* Problem to work on:
Reproduce the listing word for word. Skip any image.

* Provided data:
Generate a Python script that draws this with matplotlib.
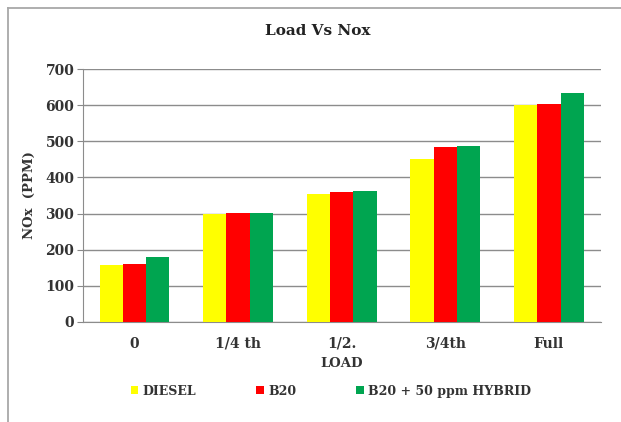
import matplotlib
matplotlib.use("Agg")
import matplotlib.pyplot as plt
import numpy as np
from matplotlib.lines import Line2D

categories = ["0", "1/4 th", "1/2.", "3/4th", "Full"]
diesel = [157, 300, 355, 451, 600]
b20 = [161, 302, 359, 485, 603]
hybrid = [180, 302, 362, 488, 634]
series_names = ["DIESEL", "B20", "B20 + 50 ppm HYBRID"]
colors = ["#FFFF00", "#FF0000", "#00A550"]
yticks = [0, 100, 200, 300, 400, 500, 600, 700]

plt.rcParams['font.family'] = ['DejaVu Serif']
W, H = 621, 422
fig = plt.figure(figsize=(W / 100, H / 100), dpi=100)
fig.patch.set_facecolor("white")
# chart frame (left and top edges visible)
fig.add_artist(Line2D([8 / W, 8 / W], [0, 1 - 8 / H], transform=fig.transFigure,
                      color="#A8A8A8", linewidth=1.3))
fig.add_artist(Line2D([8 / W, 1], [1 - 8 / H, 1 - 8 / H], transform=fig.transFigure,
                      color="#A8A8A8", linewidth=1.3))

ax = fig.add_axes([82.7 / W, 1 - 321.7 / H, (600.7 - 82.7) / W, (321.7 - 69.3) / H])
x = np.arange(len(categories))
w = 0.225
for i, (vals, name, c) in enumerate(zip([diesel, b20, hybrid], series_names, colors)):
    ax.bar(x + (i - 1) * w, vals, w, color=c, label=name, zorder=3)

ax.set_xlim(-0.5, 4.5)
ax.set_ylim(0, 700)
ax.set_yticks(yticks)
ax.set_yticklabels([str(t) for t in yticks], fontsize=10, fontweight='bold', color="#333333")
ax.set_xticks(x)
ax.set_xticklabels(categories, fontsize=10, fontweight='bold', color="#333333")
ax.tick_params(axis='x', length=0, pad=11)
ax.tick_params(axis='y', length=4, color="#888888", pad=2)
ax.grid(axis='y', color="#8C8C8C", linewidth=1, zorder=0)
for s in ["top", "right"]:
    ax.spines[s].set_visible(False)
ax.spines["left"].set_color("#8C8C8C")
ax.spines["bottom"].set_color("#8C8C8C")

fig.text(318 / W, 1 - 31 / H, "Load Vs Nox", fontsize=11, fontweight='bold',
         color="#222222", ha='center', va='center')
ax.set_xlabel("LOAD", fontsize=9.5, fontweight='bold', labelpad=4, color="#333333")
ax.set_ylabel("NOx  (PPM)", fontsize=9.5, fontweight='bold', labelpad=7, color="#333333")

leg = ax.legend(loc="center", bbox_to_anchor=(0.479, -0.275), ncol=3, frameon=False,
                prop={'weight': 'bold', 'size': 9}, handlelength=0.6, handleheight=0.6,
                handletextpad=0.35, columnspacing=4.8)
for t in leg.get_texts():
    t.set_color("#333333")

fig.savefig("out.png", dpi=100)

* In response:
Generate a Python script that draws this with matplotlib.
import matplotlib
matplotlib.use("Agg")
import matplotlib.pyplot as plt
import numpy as np
from matplotlib.lines import Line2D

categories = ["0", "1/4 th", "1/2.", "3/4th", "Full"]
diesel = [157, 300, 355, 451, 600]
b20 = [161, 302, 359, 485, 603]
hybrid = [180, 302, 362, 488, 634]
series_names = ["DIESEL", "B20", "B20 + 50 ppm HYBRID"]
colors = ["#FFFF00", "#FF0000", "#00A550"]
yticks = [0, 100, 200, 300, 400, 500, 600, 700]

plt.rcParams['font.family'] = ['DejaVu Serif']
W, H = 621, 422
fig = plt.figure(figsize=(W / 100, H / 100), dpi=100)
fig.patch.set_facecolor("white")
# chart frame (left and top edges visible)
fig.add_artist(Line2D([8 / W, 8 / W], [0, 1 - 8 / H], transform=fig.transFigure,
                      color="#A8A8A8", linewidth=1.3))
fig.add_artist(Line2D([8 / W, 1], [1 - 8 / H, 1 - 8 / H], transform=fig.transFigure,
                      color="#A8A8A8", linewidth=1.3))

ax = fig.add_axes([82.7 / W, 1 - 321.7 / H, (600.7 - 82.7) / W, (321.7 - 69.3) / H])
x = np.arange(len(categories))
w = 0.225
for i, (vals, name, c) in enumerate(zip([diesel, b20, hybrid], series_names, colors)):
    ax.bar(x + (i - 1) * w, vals, w, color=c, label=name, zorder=3)

ax.set_xlim(-0.5, 4.5)
ax.set_ylim(0, 700)
ax.set_yticks(yticks)
ax.set_yticklabels([str(t) for t in yticks], fontsize=10, fontweight='bold', color="#333333")
ax.set_xticks(x)
ax.set_xticklabels(categories, fontsize=10, fontweight='bold', color="#333333")
ax.tick_params(axis='x', length=0, pad=11)
ax.tick_params(axis='y', length=4, color="#888888", pad=2)
ax.grid(axis='y', color="#8C8C8C", linewidth=1, zorder=0)
for s in ["top", "right"]:
    ax.spines[s].set_visible(False)
ax.spines["left"].set_color("#8C8C8C")
ax.spines["bottom"].set_color("#8C8C8C")

fig.text(318 / W, 1 - 31 / H, "Load Vs Nox", fontsize=11, fontweight='bold',
         color="#222222", ha='center', va='center')
ax.set_xlabel("LOAD", fontsize=9.5, fontweight='bold', labelpad=4, color="#333333")
ax.set_ylabel("NOx  (PPM)", fontsize=9.5, fontweight='bold', labelpad=7, color="#333333")

leg = ax.legend(loc="center", bbox_to_anchor=(0.479, -0.275), ncol=3, frameon=False,
                prop={'weight': 'bold', 'size': 9}, handlelength=0.6, handleheight=0.6,
                handletextpad=0.35, columnspacing=4.8)
for t in leg.get_texts():
    t.set_color("#333333")

fig.savefig("out.png", dpi=100)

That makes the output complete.